All of the data should be repeated exactly; pictures are not part of the copy.

__Material for this exercise__:
— Begin —
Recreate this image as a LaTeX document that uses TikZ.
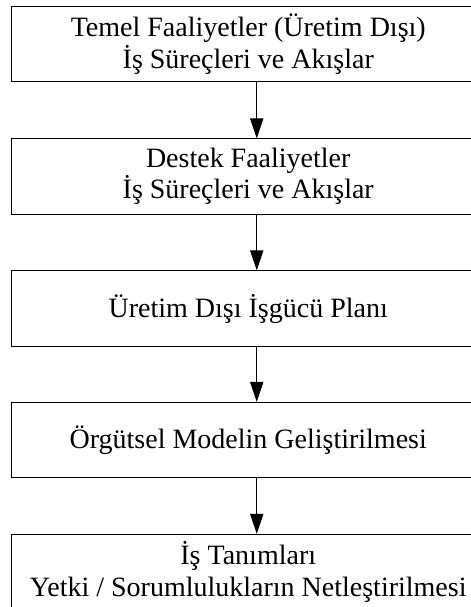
\documentclass[tikz,border=0pt]{standalone}
\usepackage{fontspec}
\setmainfont{Liberation Serif}
\usetikzlibrary{arrows.meta}
\begin{document}
\begin{tikzpicture}[x=0.75pt,y=-0.75pt,
  stepbox/.style={draw=black, line width=0.8pt, fill=white, rectangle,
    minimum width=355.1pt, minimum height=56.5pt, inner sep=0pt,
    align=center, font=\fontsize{21}{23.5}\selectfont},
  arr/.style={draw=black, line width=0.8pt, -{Triangle[length=15pt,width=10pt]}}]
\useasboundingbox (0,0) rectangle (471,607);
\clip (0,0) rectangle (471,607);
\coordinate (ax) at (256.75,0);
\node[stepbox] (a) at (248.25,44) {Temel Faaliyetler (Üretim Dışı)\\İş Süreçleri ve Akışlar};
\node[stepbox] (b) at (248.25,176.5) {Destek Faaliyetler\\İş Süreçleri ve Akışlar};
\node[stepbox] (c) at (248.25,308.5) {Üretim Dışı İşgücü Planı};
\node[stepbox] (d) at (248.25,440) {Örgütsel Modelin Geliştirilmesi};
\node[stepbox] (e) at (248.25,572) {İş Tanımları\\Yetki / Sorumlulukların Netleştirilmesi};
\draw[arr] (a.south -| ax) -- (b.north -| ax);
\draw[arr] (b.south -| ax) -- (c.north -| ax);
\draw[arr] (c.south -| ax) -- (d.north -| ax);
\draw[arr] (d.south -| ax) -- (e.north -| ax);
\end{tikzpicture}
\end{document}
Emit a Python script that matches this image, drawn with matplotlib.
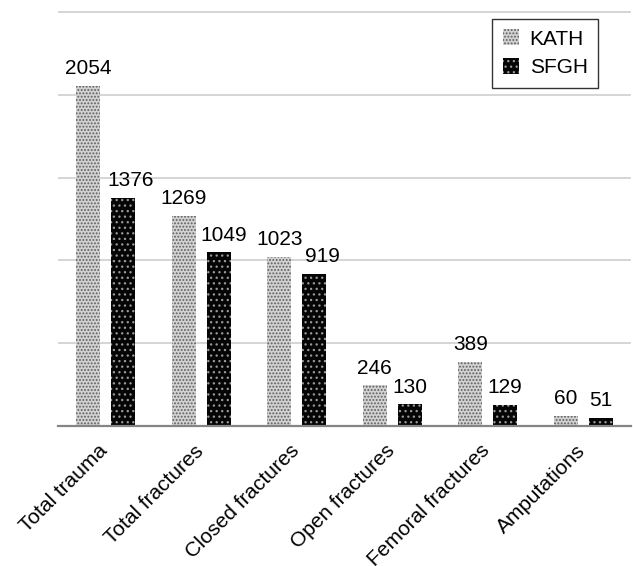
import matplotlib
matplotlib.use("Agg")
import matplotlib.pyplot as plt
from matplotlib.patches import Patch
from matplotlib.transforms import ScaledTranslation
import numpy as np

plt.rcParams['font.family'] = ['Liberation Sans', 'DejaVu Sans']
plt.rcParams['hatch.linewidth'] = 0.9

categories = ["Total trauma", "Total fractures", "Closed fractures",
              "Open fractures", "Femoral fractures", "Amputations"]
kath = [2054, 1269, 1023, 246, 389, 60]
sfgh = [1376, 1049, 919, 130, 129, 51]
series_names = ["KATH", "SFGH"]

# horizontal nudges (pixels) for the SFGH value labels
sfgh_label_nudge = [7, 5, 8, 0, 0, 0]

W, H = 633, 566
fig = plt.figure(figsize=(W / 100, H / 100), dpi=100)

y_top = 2520
ax_left, ax_right = 58, 631
ax_bottom_px = 426
ax_top_px = 12 - (y_top - 2500) * (426 - 12) / 2500
ax = fig.add_axes([ax_left / W, 1 - ax_bottom_px / H,
                   (ax_right - ax_left) / W, (ax_bottom_px - ax_top_px) / H])

x = np.arange(len(categories))
off, bw = 0.183, 0.25

kath_style = dict(facecolor='#d2d2d2', edgecolor='#5e5e5e', hatch='.....', linewidth=0)
sfgh_style = dict(facecolor='#050505', edgecolor='#9a9a9a', hatch='...', linewidth=0)

ax.bar(x - off, kath, bw, zorder=3, **kath_style)
ax.bar(x + off, sfgh, bw, zorder=3, **sfgh_style)

px = 72 / 100  # points per pixel
for xi, v in zip(x - off, kath):
    ax.annotate(str(v), (xi, v), xytext=(0, 5.5), textcoords='offset points',
                ha='center', va='bottom', fontsize=15)
for xi, v, dx in zip(x + off, sfgh, sfgh_label_nudge):
    ax.annotate(str(v), (xi, v), xytext=(dx * px, 5.5), textcoords='offset points',
                ha='center', va='bottom', fontsize=15)

ax.set_xlim(-0.5, 5.5)
ax.set_ylim(0, y_top)
ax.set_yticks(np.arange(0, 2501, 500))
ax.set_yticklabels([])
ax.tick_params(axis='y', length=0)
ax.yaxis.grid(True, color='#d2d2d2', linewidth=1.3, zorder=0)
ax.set_axisbelow(True)

for s in ['top', 'right', 'left']:
    ax.spines[s].set_visible(False)
ax.spines['bottom'].set_color('#858585')
ax.spines['bottom'].set_linewidth(1.6)
ax.spines['bottom'].set_zorder(4)

ax.set_xticks(x)
ax.set_xticklabels(categories, rotation=45, ha='right', va='top',
                   rotation_mode='anchor', fontsize=15)
ax.tick_params(axis='x', length=0, pad=11)
shift = ScaledTranslation(-0.075, 0, fig.dpi_scale_trans)
for lab in ax.get_xticklabels():
    lab.set_transform(lab.get_transform() + shift)

handles = [Patch(**kath_style, label=series_names[0]),
           Patch(**sfgh_style, label=series_names[1])]
leg = ax.legend(handles=handles, loc='upper right',
                bbox_to_anchor=(598 / W, 1 - 19 / H), bbox_transform=fig.transFigure,
                fontsize=15, frameon=True, fancybox=False, borderaxespad=0,
                handlelength=0.8, handleheight=0.8, handletextpad=0.5,
                labelspacing=0.45, borderpad=0.5)
leg.get_frame().set_edgecolor('black')
leg.get_frame().set_linewidth(1.0)

fig.savefig("out.png", dpi=100)
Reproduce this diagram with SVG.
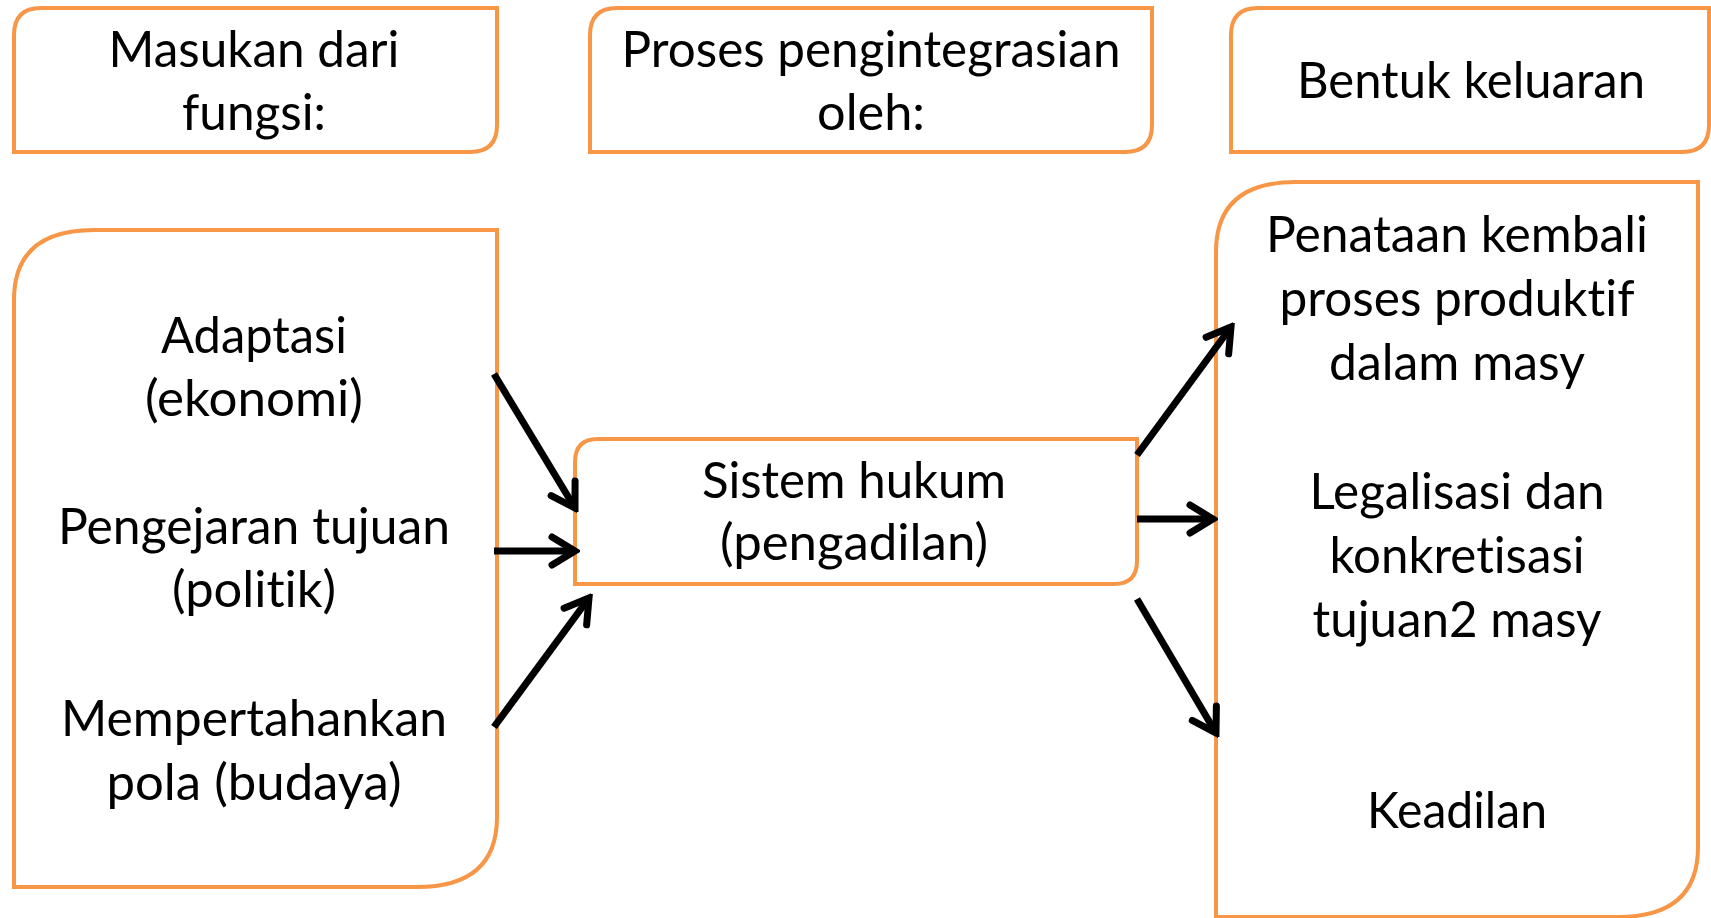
— End —
__Reply to the exercise__:
Recreate this image as a LaTeX document that uses TikZ.
\documentclass[tikz,border=0pt]{standalone}
\usepackage{fontspec}
\setmainfont{Liberation Serif}
\usetikzlibrary{arrows.meta}
\begin{document}
\begin{tikzpicture}[x=0.75pt,y=-0.75pt,
  stepbox/.style={draw=black, line width=0.8pt, fill=white, rectangle,
    minimum width=355.1pt, minimum height=56.5pt, inner sep=0pt,
    align=center, font=\fontsize{21}{23.5}\selectfont},
  arr/.style={draw=black, line width=0.8pt, -{Triangle[length=15pt,width=10pt]}}]
\useasboundingbox (0,0) rectangle (471,607);
\clip (0,0) rectangle (471,607);
\coordinate (ax) at (256.75,0);
\node[stepbox] (a) at (248.25,44) {Temel Faaliyetler (Üretim Dışı)\\İş Süreçleri ve Akışlar};
\node[stepbox] (b) at (248.25,176.5) {Destek Faaliyetler\\İş Süreçleri ve Akışlar};
\node[stepbox] (c) at (248.25,308.5) {Üretim Dışı İşgücü Planı};
\node[stepbox] (d) at (248.25,440) {Örgütsel Modelin Geliştirilmesi};
\node[stepbox] (e) at (248.25,572) {İş Tanımları\\Yetki / Sorumlulukların Netleştirilmesi};
\draw[arr] (a.south -| ax) -- (b.north -| ax);
\draw[arr] (b.south -| ax) -- (c.north -| ax);
\draw[arr] (c.south -| ax) -- (d.north -| ax);
\draw[arr] (d.south -| ax) -- (e.north -| ax);
\end{tikzpicture}
\end{document}
Emit a Python script that matches this image, drawn with matplotlib.
import matplotlib
matplotlib.use("Agg")
import matplotlib.pyplot as plt
from matplotlib.patches import Patch
from matplotlib.transforms import ScaledTranslation
import numpy as np

plt.rcParams['font.family'] = ['Liberation Sans', 'DejaVu Sans']
plt.rcParams['hatch.linewidth'] = 0.9

categories = ["Total trauma", "Total fractures", "Closed fractures",
              "Open fractures", "Femoral fractures", "Amputations"]
kath = [2054, 1269, 1023, 246, 389, 60]
sfgh = [1376, 1049, 919, 130, 129, 51]
series_names = ["KATH", "SFGH"]

# horizontal nudges (pixels) for the SFGH value labels
sfgh_label_nudge = [7, 5, 8, 0, 0, 0]

W, H = 633, 566
fig = plt.figure(figsize=(W / 100, H / 100), dpi=100)

y_top = 2520
ax_left, ax_right = 58, 631
ax_bottom_px = 426
ax_top_px = 12 - (y_top - 2500) * (426 - 12) / 2500
ax = fig.add_axes([ax_left / W, 1 - ax_bottom_px / H,
                   (ax_right - ax_left) / W, (ax_bottom_px - ax_top_px) / H])

x = np.arange(len(categories))
off, bw = 0.183, 0.25

kath_style = dict(facecolor='#d2d2d2', edgecolor='#5e5e5e', hatch='.....', linewidth=0)
sfgh_style = dict(facecolor='#050505', edgecolor='#9a9a9a', hatch='...', linewidth=0)

ax.bar(x - off, kath, bw, zorder=3, **kath_style)
ax.bar(x + off, sfgh, bw, zorder=3, **sfgh_style)

px = 72 / 100  # points per pixel
for xi, v in zip(x - off, kath):
    ax.annotate(str(v), (xi, v), xytext=(0, 5.5), textcoords='offset points',
                ha='center', va='bottom', fontsize=15)
for xi, v, dx in zip(x + off, sfgh, sfgh_label_nudge):
    ax.annotate(str(v), (xi, v), xytext=(dx * px, 5.5), textcoords='offset points',
                ha='center', va='bottom', fontsize=15)

ax.set_xlim(-0.5, 5.5)
ax.set_ylim(0, y_top)
ax.set_yticks(np.arange(0, 2501, 500))
ax.set_yticklabels([])
ax.tick_params(axis='y', length=0)
ax.yaxis.grid(True, color='#d2d2d2', linewidth=1.3, zorder=0)
ax.set_axisbelow(True)

for s in ['top', 'right', 'left']:
    ax.spines[s].set_visible(False)
ax.spines['bottom'].set_color('#858585')
ax.spines['bottom'].set_linewidth(1.6)
ax.spines['bottom'].set_zorder(4)

ax.set_xticks(x)
ax.set_xticklabels(categories, rotation=45, ha='right', va='top',
                   rotation_mode='anchor', fontsize=15)
ax.tick_params(axis='x', length=0, pad=11)
shift = ScaledTranslation(-0.075, 0, fig.dpi_scale_trans)
for lab in ax.get_xticklabels():
    lab.set_transform(lab.get_transform() + shift)

handles = [Patch(**kath_style, label=series_names[0]),
           Patch(**sfgh_style, label=series_names[1])]
leg = ax.legend(handles=handles, loc='upper right',
                bbox_to_anchor=(598 / W, 1 - 19 / H), bbox_transform=fig.transFigure,
                fontsize=15, frameon=True, fancybox=False, borderaxespad=0,
                handlelength=0.8, handleheight=0.8, handletextpad=0.5,
                labelspacing=0.45, borderpad=0.5)
leg.get_frame().set_edgecolor('black')
leg.get_frame().set_linewidth(1.0)

fig.savefig("out.png", dpi=100)
Reproduce this diagram with SVG.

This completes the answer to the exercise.